[Start Data extract]

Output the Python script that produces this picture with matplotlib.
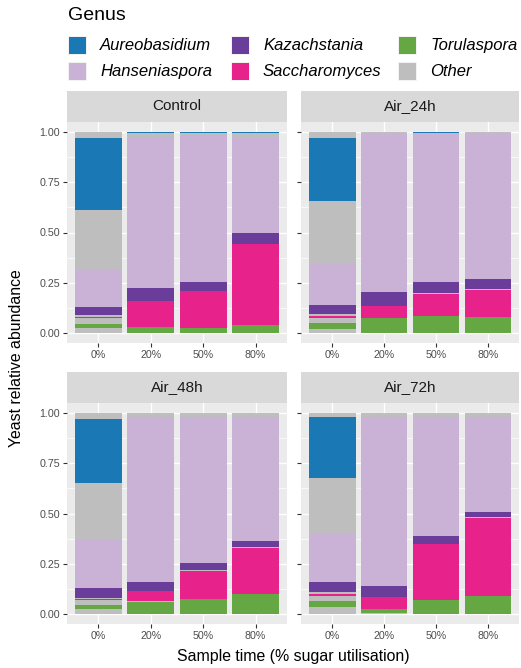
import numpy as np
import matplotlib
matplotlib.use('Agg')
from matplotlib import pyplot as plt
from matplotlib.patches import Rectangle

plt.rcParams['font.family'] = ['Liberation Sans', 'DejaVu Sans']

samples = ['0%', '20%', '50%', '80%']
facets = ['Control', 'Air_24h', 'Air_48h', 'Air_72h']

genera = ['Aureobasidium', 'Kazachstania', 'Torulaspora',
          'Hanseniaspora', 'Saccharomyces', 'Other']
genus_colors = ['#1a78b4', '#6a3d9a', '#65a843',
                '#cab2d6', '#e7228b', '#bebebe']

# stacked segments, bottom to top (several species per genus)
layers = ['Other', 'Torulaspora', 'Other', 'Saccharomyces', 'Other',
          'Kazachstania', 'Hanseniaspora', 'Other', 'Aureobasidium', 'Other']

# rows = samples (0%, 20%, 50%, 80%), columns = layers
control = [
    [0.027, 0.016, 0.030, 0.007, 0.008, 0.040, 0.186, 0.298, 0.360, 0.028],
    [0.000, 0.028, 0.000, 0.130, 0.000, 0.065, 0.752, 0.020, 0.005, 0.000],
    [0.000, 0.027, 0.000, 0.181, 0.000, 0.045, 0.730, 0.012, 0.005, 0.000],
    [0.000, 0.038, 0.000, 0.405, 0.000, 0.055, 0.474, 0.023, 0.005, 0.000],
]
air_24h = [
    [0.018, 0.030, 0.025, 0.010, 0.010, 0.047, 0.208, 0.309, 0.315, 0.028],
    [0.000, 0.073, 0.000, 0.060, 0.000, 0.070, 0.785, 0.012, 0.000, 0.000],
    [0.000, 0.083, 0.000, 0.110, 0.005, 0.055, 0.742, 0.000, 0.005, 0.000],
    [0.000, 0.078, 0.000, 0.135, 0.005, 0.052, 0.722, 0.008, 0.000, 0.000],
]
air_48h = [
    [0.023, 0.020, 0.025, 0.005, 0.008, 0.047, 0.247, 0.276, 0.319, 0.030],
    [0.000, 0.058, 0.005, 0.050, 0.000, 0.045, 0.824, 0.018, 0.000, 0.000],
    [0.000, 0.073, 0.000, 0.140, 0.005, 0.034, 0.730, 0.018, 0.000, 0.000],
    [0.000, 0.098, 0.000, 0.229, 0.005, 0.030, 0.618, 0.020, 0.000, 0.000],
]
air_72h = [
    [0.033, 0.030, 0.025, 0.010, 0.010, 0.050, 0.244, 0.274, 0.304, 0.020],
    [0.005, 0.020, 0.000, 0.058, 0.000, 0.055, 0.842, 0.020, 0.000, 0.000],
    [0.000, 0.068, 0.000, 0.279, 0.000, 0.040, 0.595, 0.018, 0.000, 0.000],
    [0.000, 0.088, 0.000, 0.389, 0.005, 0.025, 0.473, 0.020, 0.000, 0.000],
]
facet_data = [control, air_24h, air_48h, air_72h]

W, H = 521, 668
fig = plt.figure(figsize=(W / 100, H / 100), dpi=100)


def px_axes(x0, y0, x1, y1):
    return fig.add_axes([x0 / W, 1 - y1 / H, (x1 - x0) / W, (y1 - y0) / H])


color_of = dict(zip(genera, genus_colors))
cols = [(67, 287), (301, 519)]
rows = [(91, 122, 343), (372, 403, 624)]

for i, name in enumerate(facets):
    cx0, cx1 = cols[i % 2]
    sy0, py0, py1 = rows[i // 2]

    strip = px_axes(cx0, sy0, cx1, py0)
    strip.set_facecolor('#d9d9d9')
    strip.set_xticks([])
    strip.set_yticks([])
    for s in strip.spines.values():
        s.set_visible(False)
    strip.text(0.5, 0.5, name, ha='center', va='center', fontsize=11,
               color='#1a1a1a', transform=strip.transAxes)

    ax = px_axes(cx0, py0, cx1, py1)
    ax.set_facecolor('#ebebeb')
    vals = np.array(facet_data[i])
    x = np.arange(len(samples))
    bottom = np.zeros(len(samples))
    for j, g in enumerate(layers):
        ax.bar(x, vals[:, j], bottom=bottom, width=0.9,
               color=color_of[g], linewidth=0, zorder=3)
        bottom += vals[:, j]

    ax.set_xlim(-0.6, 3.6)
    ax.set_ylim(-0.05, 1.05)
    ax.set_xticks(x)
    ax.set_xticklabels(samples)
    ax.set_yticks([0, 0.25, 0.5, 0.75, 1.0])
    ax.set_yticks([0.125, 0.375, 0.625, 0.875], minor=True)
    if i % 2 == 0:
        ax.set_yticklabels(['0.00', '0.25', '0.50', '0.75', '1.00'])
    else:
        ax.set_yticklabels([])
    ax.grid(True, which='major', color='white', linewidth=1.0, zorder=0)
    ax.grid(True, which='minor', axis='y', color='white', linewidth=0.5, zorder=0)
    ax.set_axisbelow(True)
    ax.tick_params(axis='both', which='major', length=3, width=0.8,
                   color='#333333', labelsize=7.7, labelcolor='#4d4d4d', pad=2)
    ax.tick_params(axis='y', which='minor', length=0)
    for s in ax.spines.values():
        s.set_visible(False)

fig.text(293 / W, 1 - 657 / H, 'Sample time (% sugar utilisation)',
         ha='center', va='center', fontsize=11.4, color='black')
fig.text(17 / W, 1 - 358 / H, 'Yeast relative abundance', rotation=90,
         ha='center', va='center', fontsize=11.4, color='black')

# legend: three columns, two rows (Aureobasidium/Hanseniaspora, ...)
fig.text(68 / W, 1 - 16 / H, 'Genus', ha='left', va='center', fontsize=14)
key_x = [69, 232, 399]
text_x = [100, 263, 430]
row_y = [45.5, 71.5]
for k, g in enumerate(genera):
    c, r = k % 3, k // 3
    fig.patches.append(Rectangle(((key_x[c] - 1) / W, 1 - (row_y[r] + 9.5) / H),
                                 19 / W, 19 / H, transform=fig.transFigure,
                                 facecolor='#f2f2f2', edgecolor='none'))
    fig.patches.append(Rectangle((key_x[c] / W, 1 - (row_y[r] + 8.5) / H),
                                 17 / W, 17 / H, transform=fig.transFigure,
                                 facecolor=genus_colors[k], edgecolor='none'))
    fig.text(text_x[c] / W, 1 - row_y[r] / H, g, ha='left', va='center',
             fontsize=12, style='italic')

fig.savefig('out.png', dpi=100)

[End Data extract]

Repeat the data exactly, dropping every picture it holds.

Output the Python script that produces this picture with matplotlib.
import numpy as np
import matplotlib
matplotlib.use('Agg')
from matplotlib import pyplot as plt
from matplotlib.patches import Rectangle

plt.rcParams['font.family'] = ['Liberation Sans', 'DejaVu Sans']

samples = ['0%', '20%', '50%', '80%']
facets = ['Control', 'Air_24h', 'Air_48h', 'Air_72h']

genera = ['Aureobasidium', 'Kazachstania', 'Torulaspora',
          'Hanseniaspora', 'Saccharomyces', 'Other']
genus_colors = ['#1a78b4', '#6a3d9a', '#65a843',
                '#cab2d6', '#e7228b', '#bebebe']

# stacked segments, bottom to top (several species per genus)
layers = ['Other', 'Torulaspora', 'Other', 'Saccharomyces', 'Other',
          'Kazachstania', 'Hanseniaspora', 'Other', 'Aureobasidium', 'Other']

# rows = samples (0%, 20%, 50%, 80%), columns = layers
control = [
    [0.027, 0.016, 0.030, 0.007, 0.008, 0.040, 0.186, 0.298, 0.360, 0.028],
    [0.000, 0.028, 0.000, 0.130, 0.000, 0.065, 0.752, 0.020, 0.005, 0.000],
    [0.000, 0.027, 0.000, 0.181, 0.000, 0.045, 0.730, 0.012, 0.005, 0.000],
    [0.000, 0.038, 0.000, 0.405, 0.000, 0.055, 0.474, 0.023, 0.005, 0.000],
]
air_24h = [
    [0.018, 0.030, 0.025, 0.010, 0.010, 0.047, 0.208, 0.309, 0.315, 0.028],
    [0.000, 0.073, 0.000, 0.060, 0.000, 0.070, 0.785, 0.012, 0.000, 0.000],
    [0.000, 0.083, 0.000, 0.110, 0.005, 0.055, 0.742, 0.000, 0.005, 0.000],
    [0.000, 0.078, 0.000, 0.135, 0.005, 0.052, 0.722, 0.008, 0.000, 0.000],
]
air_48h = [
    [0.023, 0.020, 0.025, 0.005, 0.008, 0.047, 0.247, 0.276, 0.319, 0.030],
    [0.000, 0.058, 0.005, 0.050, 0.000, 0.045, 0.824, 0.018, 0.000, 0.000],
    [0.000, 0.073, 0.000, 0.140, 0.005, 0.034, 0.730, 0.018, 0.000, 0.000],
    [0.000, 0.098, 0.000, 0.229, 0.005, 0.030, 0.618, 0.020, 0.000, 0.000],
]
air_72h = [
    [0.033, 0.030, 0.025, 0.010, 0.010, 0.050, 0.244, 0.274, 0.304, 0.020],
    [0.005, 0.020, 0.000, 0.058, 0.000, 0.055, 0.842, 0.020, 0.000, 0.000],
    [0.000, 0.068, 0.000, 0.279, 0.000, 0.040, 0.595, 0.018, 0.000, 0.000],
    [0.000, 0.088, 0.000, 0.389, 0.005, 0.025, 0.473, 0.020, 0.000, 0.000],
]
facet_data = [control, air_24h, air_48h, air_72h]

W, H = 521, 668
fig = plt.figure(figsize=(W / 100, H / 100), dpi=100)


def px_axes(x0, y0, x1, y1):
    return fig.add_axes([x0 / W, 1 - y1 / H, (x1 - x0) / W, (y1 - y0) / H])


color_of = dict(zip(genera, genus_colors))
cols = [(67, 287), (301, 519)]
rows = [(91, 122, 343), (372, 403, 624)]

for i, name in enumerate(facets):
    cx0, cx1 = cols[i % 2]
    sy0, py0, py1 = rows[i // 2]

    strip = px_axes(cx0, sy0, cx1, py0)
    strip.set_facecolor('#d9d9d9')
    strip.set_xticks([])
    strip.set_yticks([])
    for s in strip.spines.values():
        s.set_visible(False)
    strip.text(0.5, 0.5, name, ha='center', va='center', fontsize=11,
               color='#1a1a1a', transform=strip.transAxes)

    ax = px_axes(cx0, py0, cx1, py1)
    ax.set_facecolor('#ebebeb')
    vals = np.array(facet_data[i])
    x = np.arange(len(samples))
    bottom = np.zeros(len(samples))
    for j, g in enumerate(layers):
        ax.bar(x, vals[:, j], bottom=bottom, width=0.9,
               color=color_of[g], linewidth=0, zorder=3)
        bottom += vals[:, j]

    ax.set_xlim(-0.6, 3.6)
    ax.set_ylim(-0.05, 1.05)
    ax.set_xticks(x)
    ax.set_xticklabels(samples)
    ax.set_yticks([0, 0.25, 0.5, 0.75, 1.0])
    ax.set_yticks([0.125, 0.375, 0.625, 0.875], minor=True)
    if i % 2 == 0:
        ax.set_yticklabels(['0.00', '0.25', '0.50', '0.75', '1.00'])
    else:
        ax.set_yticklabels([])
    ax.grid(True, which='major', color='white', linewidth=1.0, zorder=0)
    ax.grid(True, which='minor', axis='y', color='white', linewidth=0.5, zorder=0)
    ax.set_axisbelow(True)
    ax.tick_params(axis='both', which='major', length=3, width=0.8,
                   color='#333333', labelsize=7.7, labelcolor='#4d4d4d', pad=2)
    ax.tick_params(axis='y', which='minor', length=0)
    for s in ax.spines.values():
        s.set_visible(False)

fig.text(293 / W, 1 - 657 / H, 'Sample time (% sugar utilisation)',
         ha='center', va='center', fontsize=11.4, color='black')
fig.text(17 / W, 1 - 358 / H, 'Yeast relative abundance', rotation=90,
         ha='center', va='center', fontsize=11.4, color='black')

# legend: three columns, two rows (Aureobasidium/Hanseniaspora, ...)
fig.text(68 / W, 1 - 16 / H, 'Genus', ha='left', va='center', fontsize=14)
key_x = [69, 232, 399]
text_x = [100, 263, 430]
row_y = [45.5, 71.5]
for k, g in enumerate(genera):
    c, r = k % 3, k // 3
    fig.patches.append(Rectangle(((key_x[c] - 1) / W, 1 - (row_y[r] + 9.5) / H),
                                 19 / W, 19 / H, transform=fig.transFigure,
                                 facecolor='#f2f2f2', edgecolor='none'))
    fig.patches.append(Rectangle((key_x[c] / W, 1 - (row_y[r] + 8.5) / H),
                                 17 / W, 17 / H, transform=fig.transFigure,
                                 facecolor=genus_colors[k], edgecolor='none'))
    fig.text(text_x[c] / W, 1 - row_y[r] / H, g, ha='left', va='center',
             fontsize=12, style='italic')

fig.savefig('out.png', dpi=100)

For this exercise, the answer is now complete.